Roy Frederick Cederholm Jr. (July 1, 1944 - August 27, 2023), commonly called Bud, was an American prelate of the Episcopal Church, who served as Suffragan Bishop of Massachusetts between 2001 and 2011.

==Biography==
Cederholm was born on July 1, 1944, in Brockton, Massachusetts, the son of Roy Frederick Cederholm and his wife Roberta L. His paternal grandparents were Swedish immigrants to the United States. Cederholm was baptized at Trinity Church in Randolph, Massachusetts. He studied at Boston University and graduated with a Bachelor of Arts in mathematics. He then taught mathematics at Cohasset High School, before attending Bexley Hall in Rochester, New York, where he studied theology.

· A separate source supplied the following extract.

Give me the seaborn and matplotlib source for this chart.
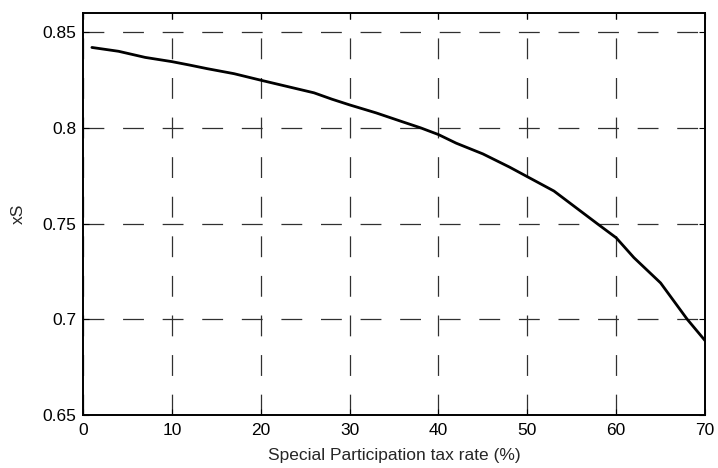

Cederholm was ordained priest on May 20, 1972, for the Diocese of Massachusetts, and served as associate rector of St Stephen's Church in Cohasset, Massachusetts, from 1971 to 1976 and then as rector of St Paul's Church in White River Junction, Vermont between 1976 and 1989. In 1989, he became rector of Christ Church in Needham, Massachusetts, where he remained till 2001. He also served as Christian education consultant in the dioceses of Massachusetts and Vermont, and was a religious education coordinator for Province 1 between 1988 and 1991. He was also elected as deputy to the General Conventions representing the Diocese of Vermont, in 1982 and 1988.

On November 4, 2000, Cederholm was elected Suffragan Bishop of Massachusetts on the sixth ballot, during a diocesan annual convention. He was consecrated at Trinity Church in Boston on March 24, 2001, by Bishop Douglas E. Theuner of New Hampshire.